If we are to make the stakes of this absolutely clear, we need to concentrate on how the question of what a mass media object does got displaced by questions of what mass media objects are. The fact that English Departments don’t think they are still object-centered (because they are treating everything they encounter as text) is part of this story.
This essay by Joseph D. Anderson linked to on the “Bazinian, Neo-Bazinian, and Post-Bazinian Film Studies” entry from Film Studies for Free makes it sound like when it comes to thinking about realism in film, it’s all about the information-containing properties of the medium. Which makes me want to rehearse the distinction between medium and form you’ve persuaded me to pay better attention to. It also makes me want to observe how changes in what counts as medium tend to upset some film studies scholars as much as literary scholars (well, maybe not…but some film studies types talk about the crime of watching movies at home the way some literary scholars lament the kindlization of books).

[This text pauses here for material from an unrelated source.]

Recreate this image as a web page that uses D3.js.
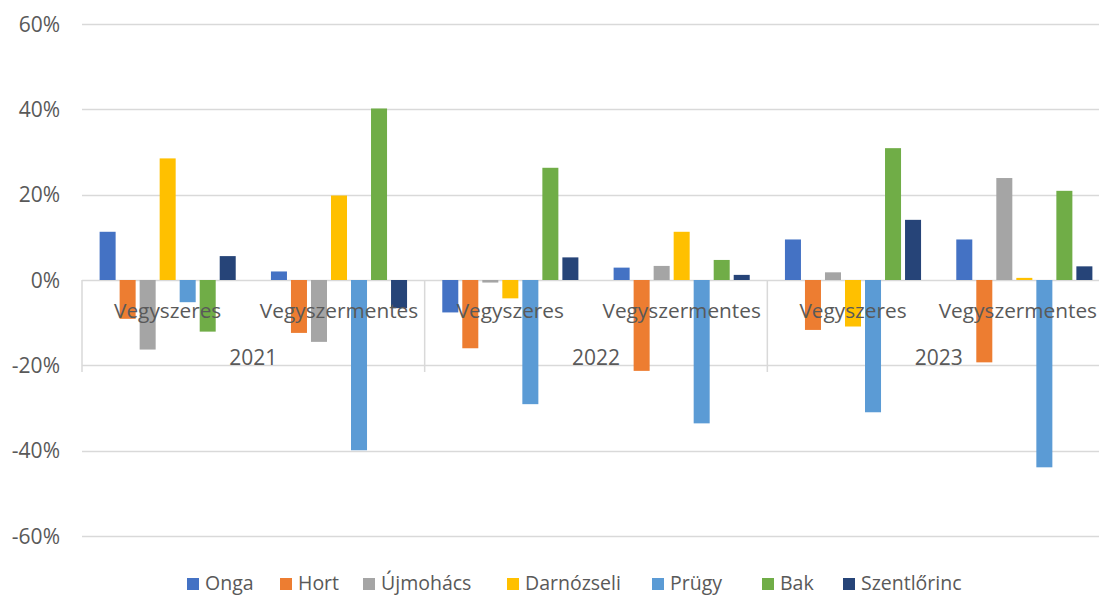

These changes are potentially upsetting in any number of ways, of course, but one of the key analytic reasons for distress may be that changes in medium make form seem less reassuringly stable. Or, because changes in mediation make it clear how easy it is to confuse the object’s form with the institutions and technologies involved in its reproduction.
Hypothesis: the question of what an object is subordinates the question of what an object does every time we stop asking questions about medium and mediation. I think it follows that in order for the humanities to reclaim an ability to talk about how its precious objects shape populations, the humanities needs to stop speaking about its objects as if they were precious.